The human rights organisation, Amnesty International, has called on states to repatriate 27,000 of their child nationals from the Al-Hol camp in north-east Syria, where the children of foreign nationals who went to fight for Daesh are currently being held.
In a report released by the organisation today, its Syria researcher, Diana Semaan, stated that "Tens of thousands of children … have been abandoned to misery, trauma, and death simply because their governments are refusing to assume their responsibilities and bring these children back."
Over two years ago, Daesh was militarily and territorially defeated at the Syrian town of Baghuz in March 2019. The surrendered and captured fighters were imprisoned, while their wives and children were placed in detention camps such as the Al-Hol and Roj camps in the north-east, run by the Kurdish militias, the Peoples' Protection Units (YPG) and the Syrian Democratic Forces (SDF).
Many of those Daesh fighters were foreigners who flocked to Syria following the terror group's announcement of its so-called 'caliphate' from all over the world, with a significant portion of them from Europe and other Middle Eastern states.
Women also made the journey to Syria, where they were wedded to fighters and often had children. In other cases, one or both of the parents from the foreign country brought their children with them to Syria.

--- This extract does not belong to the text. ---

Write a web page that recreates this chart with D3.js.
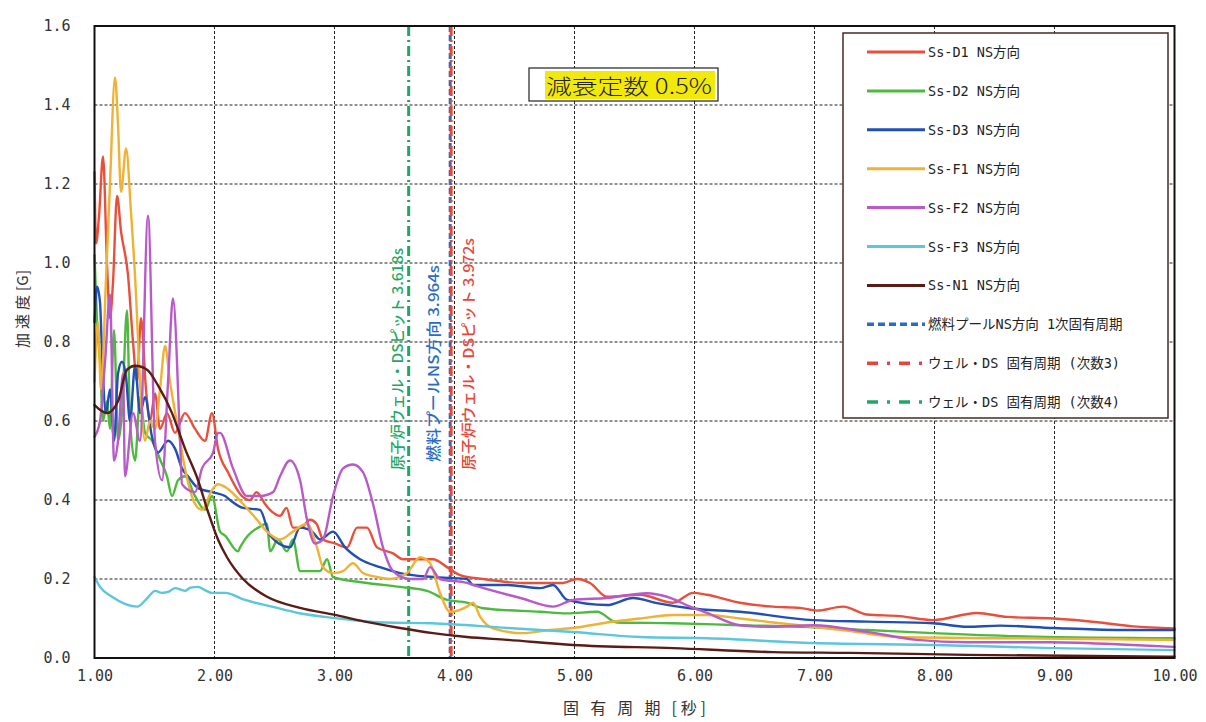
<!DOCTYPE html>
<html><head><meta charset="utf-8">
<script src="https://cdn.jsdelivr.net/npm/d3@7"></script>
<style>
body{margin:0;background:#fff;}
svg{display:block;}
</style></head>
<body>
<svg id="chart" width="1206" height="722"></svg>
<script>
// ---- data: [period (s), acceleration (G)] ----
const ssD1 = [[1.00,1.23],[1.013,1.05],[1.038,1.12],[1.071,1.27],[1.104,1.00],[1.129,0.86],[1.154,0.95],[1.188,1.17],[1.221,1.08],[1.279,0.97],[1.321,0.80],[1.354,0.70],[1.388,0.86],[1.429,0.68],[1.463,0.60],[1.504,0.67],[1.546,0.58],[1.604,0.62],[1.671,0.57],[1.754,0.62],[1.838,0.58],[1.921,0.55],[1.979,0.62],[2.029,0.53],[2.113,0.47],[2.229,0.41],[2.296,0.40],[2.35,0.42],[2.421,0.39],[2.48,0.37],[2.546,0.36],[2.60,0.38],[2.654,0.33],[2.72,0.33],[2.796,0.35],[2.85,0.34],[2.904,0.30],[3.004,0.29],[3.104,0.28],[3.188,0.33],[3.271,0.33],[3.354,0.28],[3.488,0.265],[3.571,0.25],[3.688,0.25],[3.821,0.25],[3.938,0.23],[4.046,0.21],[4.238,0.20],[4.571,0.19],[4.904,0.19],[5.021,0.20],[5.129,0.19],[5.271,0.155],[5.546,0.16],[5.821,0.14],[5.988,0.165],[6.104,0.16],[6.379,0.14],[6.654,0.13],[6.879,0.127],[7.021,0.12],[7.238,0.13],[7.438,0.11],[7.713,0.106],[7.988,0.096],[8.354,0.114],[8.604,0.104],[8.988,0.10],[9.379,0.09],[9.654,0.08],[10.0,0.075]];
const ssD2 = [[1.00,1.02],[1.021,0.85],[1.046,0.75],[1.071,0.60],[1.104,0.65],[1.129,0.58],[1.163,0.83],[1.196,0.55],[1.229,0.62],[1.271,0.88],[1.296,0.60],[1.338,0.50],[1.379,0.66],[1.421,0.57],[1.479,0.55],[1.55,0.50],[1.604,0.46],[1.646,0.41],[1.696,0.45],[1.754,0.46],[1.838,0.41],[1.921,0.375],[1.979,0.41],[2.046,0.32],[2.088,0.31],[2.196,0.27],[2.213,0.28],[2.279,0.31],[2.363,0.33],[2.438,0.34],[2.463,0.27],[2.529,0.30],[2.604,0.27],[2.654,0.30],[2.713,0.22],[2.879,0.22],[2.938,0.25],[2.988,0.205],[3.271,0.19],[3.546,0.18],[3.771,0.17],[3.938,0.147],[4.104,0.14],[4.238,0.126],[4.713,0.117],[4.938,0.113],[5.188,0.117],[5.354,0.09],[5.821,0.088],[6.379,0.083],[6.879,0.079],[7.438,0.071],[7.988,0.063],[8.821,0.054],[10.0,0.05]];
const ssD3 = [[1.00,0.85],[1.021,0.94],[1.046,0.90],[1.063,0.77],[1.096,0.62],[1.129,0.68],[1.163,0.55],[1.196,0.72],[1.229,0.75],[1.263,0.71],[1.296,0.60],[1.338,0.74],[1.379,0.62],[1.421,0.66],[1.479,0.56],[1.529,0.52],[1.613,0.55],[1.671,0.53],[1.729,0.48],[1.779,0.46],[1.863,0.43],[1.979,0.42],[2.088,0.41],[2.129,0.40],[2.238,0.38],[2.379,0.375],[2.463,0.31],[2.629,0.28],[2.713,0.33],[2.813,0.32],[2.879,0.30],[2.988,0.32],[3.088,0.28],[3.213,0.25],[3.379,0.23],[3.546,0.215],[3.821,0.205],[4.104,0.20],[4.154,0.185],[4.438,0.185],[4.713,0.177],[4.821,0.185],[4.938,0.147],[5.271,0.134],[5.488,0.152],[5.688,0.139],[5.963,0.126],[6.379,0.117],[6.988,0.096],[7.438,0.092],[7.988,0.088],[8.271,0.079],[8.546,0.082],[8.988,0.076],[9.521,0.071],[10.0,0.071]];
const ssF1 = [[1.00,0.70],[1.029,0.85],[1.054,0.68],[1.096,0.96],[1.129,1.20],[1.171,1.47],[1.196,1.35],[1.221,1.18],[1.263,1.29],[1.304,1.13],[1.346,0.92],[1.379,0.70],[1.421,0.55],[1.463,0.60],[1.504,0.58],[1.546,0.68],[1.588,0.79],[1.629,0.70],[1.696,0.58],[1.754,0.48],[1.838,0.39],[1.896,0.375],[1.979,0.425],[2.029,0.44],[2.104,0.43],[2.238,0.39],[2.354,0.35],[2.438,0.32],[2.546,0.30],[2.654,0.32],[2.771,0.34],[2.854,0.28],[2.904,0.23],[2.988,0.215],[3.071,0.22],[3.154,0.24],[3.238,0.215],[3.354,0.205],[3.463,0.20],[3.604,0.215],[3.713,0.255],[3.796,0.24],[3.879,0.165],[3.963,0.117],[4.104,0.13],[4.154,0.14],[4.213,0.105],[4.321,0.075],[4.571,0.063],[4.796,0.071],[4.988,0.076],[5.271,0.09],[5.546,0.10],[5.821,0.109],[6.104,0.109],[6.379,0.10],[6.654,0.09],[6.988,0.079],[7.30,0.068],[7.713,0.053],[8.546,0.05],[10.0,0.046]];
const ssF2 = [[1.00,0.56],[1.046,0.60],[1.088,0.75],[1.129,0.92],[1.163,0.50],[1.196,0.55],[1.238,0.72],[1.254,0.46],[1.321,0.62],[1.379,0.55],[1.446,1.12],[1.504,0.55],[1.563,0.45],[1.613,0.70],[1.654,0.91],[1.713,0.55],[1.729,0.44],[1.838,0.42],[1.896,0.48],[1.988,0.52],[2.029,0.57],[2.046,0.57],[2.154,0.48],[2.271,0.41],[2.379,0.41],[2.488,0.42],[2.546,0.46],[2.629,0.50],[2.713,0.45],[2.771,0.35],[2.838,0.29],[2.904,0.30],[2.988,0.41],[3.071,0.48],[3.154,0.49],[3.238,0.47],[3.321,0.39],[3.404,0.28],[3.488,0.22],[3.629,0.20],[3.738,0.20],[3.796,0.23],[3.879,0.20],[4.104,0.19],[4.154,0.185],[4.571,0.15],[4.821,0.13],[4.988,0.147],[5.271,0.152],[5.604,0.164],[5.771,0.155],[5.963,0.13],[6.104,0.114],[6.379,0.083],[6.654,0.079],[6.988,0.083],[7.438,0.066],[7.854,0.046],[8.271,0.04],[8.963,0.04],[9.654,0.033],[10.0,0.028]];
const ssF3 = [[1.00,0.205],[1.046,0.18],[1.146,0.155],[1.354,0.13],[1.45,0.155],[1.504,0.17],[1.56,0.165],[1.62,0.168],[1.671,0.177],[1.754,0.17],[1.80,0.178],[1.863,0.18],[1.92,0.172],[1.979,0.165],[2.088,0.165],[2.254,0.147],[2.479,0.13],[2.696,0.114],[2.921,0.104],[3.146,0.096],[3.421,0.09],[3.813,0.088],[4.438,0.076],[4.988,0.066],[5.546,0.053],[6.104,0.05],[6.988,0.038],[7.988,0.033],[8.988,0.025],[10.0,0.02]];
const ssN1 = [[1.00,0.64],[1.104,0.62],[1.196,0.65],[1.271,0.73],[1.338,0.74],[1.438,0.73],[1.529,0.69],[1.646,0.62],[1.754,0.53],[1.863,0.45],[1.946,0.37],[2.029,0.30],[2.104,0.255],[2.238,0.20],[2.438,0.155],[2.713,0.127],[3.004,0.109],[3.254,0.092],[3.546,0.076],[3.821,0.063],[4.104,0.053],[4.438,0.046],[4.988,0.033],[5.821,0.025],[6.654,0.015],[7.296,0.013],[8.271,0.008],[10.0,0.003]];

const seriesNames = ["Ss-D1 NS方向","Ss-D2 NS方向","Ss-D3 NS方向","Ss-F1 NS方向","Ss-F2 NS方向","Ss-F3 NS方向","Ss-N1 NS方向"];
const seriesColors = ["#e8503c","#4cba3e","#2050b4","#f0b234","#b85ac8","#5cc6dc","#5a1c14"];
const seriesData = [ssD1, ssD2, ssD3, ssF1, ssF2, ssF3, ssN1];

const markerNames = ["燃料プールNS方向 1次固有周期","ウェル・DS 固有周期 (次数3)","ウェル・DS 固有周期 (次数4)"];
const markerPeriods = [3.964, 3.972, 3.618];
const markerColors = ["#2a6cc0","#e8463a","#1fa865"];
const markerLabels = ["燃料プールNS方向 3.964s","原子炉ウェル・DSピット 3.972s","原子炉ウェル・DSピット 3.618s"];

const xTicks = [1,2,3,4,5,6,7,8,9,10];
const yTicks = [0,0.2,0.4,0.6,0.8,1.0,1.2,1.4,1.6];

// ---- layout ----
const svg = d3.select("#chart");
const x = d3.scaleLinear().domain([1,10]).range([94.5,1174.5]);
const y = d3.scaleLinear().domain([0,1.6]).range([658,26]);

// gridlines
const grid = svg.append("g");
grid.selectAll("line.vx").data(xTicks.slice(1,-1)).join("line")
  .attr("x1",d=>x(d)).attr("x2",d=>x(d)).attr("y1",y(1.6)).attr("y2",y(0))
  .attr("stroke","#222").attr("stroke-width",1).attr("stroke-dasharray","3,2");
grid.selectAll("line.hy").data(yTicks.slice(1,-1)).join("line")
  .attr("y1",d=>y(d)).attr("y2",d=>y(d)).attr("x1",x(1)).attr("x2",x(10))
  .attr("stroke","#222").attr("stroke-width",1).attr("stroke-dasharray","3,2");

// axes
const fontMono = "'DejaVu Sans Mono','Liberation Mono',monospace";
const xAxis = svg.append("g").attr("transform",`translate(0,${y(0)})`)
  .call(d3.axisBottom(x).tickValues(xTicks).tickFormat(d3.format(".2f")).tickSize(0).tickPadding(12));
const yAxis = svg.append("g").attr("transform",`translate(${x(1)},0)`)
  .call(d3.axisLeft(y).tickValues(yTicks).tickFormat(d3.format(".1f")).tickSize(0).tickPadding(24));
[xAxis,yAxis].forEach(a=>{
  a.select(".domain").remove();
  a.selectAll("text").attr("font-family",fontMono).attr("font-size",15).attr("fill","#333");
});

// marker vertical lines
const markerDash = ["6,3","10,4,2,4","10,4,2,4"];
svg.append("g").selectAll("line").data(markerPeriods).join("line")
  .attr("x1",d=>x(d)).attr("x2",d=>x(d)).attr("y1",y(1.6)).attr("y2",y(0))
  .attr("stroke",(d,i)=>markerColors[i]).attr("stroke-width",3)
  .attr("stroke-dasharray",(d,i)=>markerDash[i]);

// series
const line = d3.line().x(d=>x(d[0])).y(d=>y(d[1])).curve(d3.curveMonotoneX);
const sg = svg.append("g");
seriesData.forEach((s,i)=>{
  sg.append("path").datum(s).attr("d",line).attr("fill","none")
    .attr("stroke",seriesColors[i]).attr("stroke-width",2.4)
    .attr("stroke-linejoin","round").attr("stroke-linecap","round");
});

// rotated marker labels
const labelFont = "'Noto Sans CJK JP','Noto Sans',sans-serif";
const labelPos = [[439,462,197],[474,470,232],[403,470,222]];
markerLabels.forEach((t,i)=>{
  svg.append("text").text(t)
    .attr("transform",`translate(${labelPos[i][0]},${labelPos[i][1]}) rotate(-90)`)
    .attr("font-family",labelFont).attr("font-size",14.5).attr("font-weight",500)
    .attr("textLength",labelPos[i][2]).attr("lengthAdjust","spacingAndGlyphs")
    .attr("fill",markerColors[i]);
});

// plot frame
svg.append("rect").attr("x",x(1)).attr("y",y(1.6)).attr("width",x(10)-x(1)).attr("height",y(0)-y(1.6))
  .attr("fill","none").attr("stroke","#111").attr("stroke-width",2);

// title box
svg.append("rect").attr("x",529).attr("y",68).attr("width",189).attr("height",33)
  .attr("fill","#fff").attr("stroke","#222").attr("stroke-width",1.2);
svg.append("rect").attr("x",545).attr("y",71).attr("width",170).attr("height",28).attr("fill","#f2e80a");
svg.append("text").text("減衰定数 0.5%").attr("x",546).attr("y",94)
  .attr("font-family","'Noto Sans CJK JP',sans-serif").attr("font-weight",300).attr("font-size",21)
  .attr("textLength",166).attr("lengthAdjust","spacingAndGlyphs").attr("fill","#222");

// legend
const lg = svg.append("g");
lg.append("rect").attr("x",843).attr("y",33).attr("width",325).attr("height",385)
  .attr("fill","#fff").attr("stroke","#4a2a22").attr("stroke-width",1.5);
const legendItems = seriesNames.map((n,i)=>({name:n,color:seriesColors[i],dash:null,w:3}))
  .concat(markerNames.map((n,i)=>({name:n,color:markerColors[i],dash:i===0?"7,4":"11,9,3,9",w:3.5})));
legendItems.forEach((it,i)=>{
  const cy = 52 + i*38.9;
  lg.append("line").attr("x1",867).attr("x2",925).attr("y1",cy).attr("y2",cy)
    .attr("stroke",it.color).attr("stroke-width",it.w).attr("stroke-dasharray",it.dash);
  lg.append("text").text(it.name).attr("x",928).attr("y",cy+5)
    .attr("font-family","'DejaVu Sans Mono','Noto Sans CJK JP',monospace").attr("font-size",13.5).attr("fill","#222");
});

// axis titles
svg.append("text").text("固 有 周 期 [秒]").attr("x",563).attr("y",714)
  .attr("textLength",143).attr("lengthAdjust","spacing")
  .attr("font-family","'Noto Sans CJK JP',sans-serif").attr("font-size",16).attr("fill","#333");
svg.append("text").text("加 速 度 [G]").attr("transform","translate(28,348) rotate(-90)")
  .attr("textLength",78).attr("lengthAdjust","spacing")
  .attr("font-family","'Noto Sans CJK JP',sans-serif").attr("font-size",15).attr("fill","#333");
</script>
</body></html>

Since then, tens of thousands have languished in the camps, where conditions have been described as extremely poor, squalid and dangerous. Despite human rights groups, as well as the United States and United Nations calling on the countries whose nationality the detainees hold, many states – especially European nations – have been reluctant to repatriate them due to the risk they allegedly pose to their national security.
The Amnesty report highlighted that issue, saying that "governments continue to show a shameful lack of willingness to repatriate [these children]." It also reminded states that, according to international law under the Convention on the Rights of the Child, no child should arbitrarily be deprived of their liberty.
So far, a number of countries have repatriated some of their child nationals from the camps, acknowledging the innocence of the children in the situation and their lack of affiliation to Daesh. Some women have also been repatriated, although they are often detained and charged, back in their home countries.
The group also drew attention to the abuse committed by the Kurdish militias running the camp, condemning their detention of 12-year-old boys, the separation of two-year-old children from their caregivers, the recruitment of children and the obstruction of access to healthcare.
"The Autonomous Administration's failure to produce and implement a transparent and consistent security plan in the camp has led to a climate of anger and fear amid the pervasive violence," the report stated.
For its part, the Kurdish militias – or Autonomous Administration, as they are known – have also urged states to increase their repatriation processes or to set up an international court mechanism to deal with the foreign detainees.
"Governments must stop flouting their international human rights obligations to uphold these children's right to life, survival, and development and promptly repatriate them as a matter of urgency," the organisation said in its report. "Additionally, the Autonomous Administration must draw up a clear mechanism of return for Syrian children, their mothers or caregivers."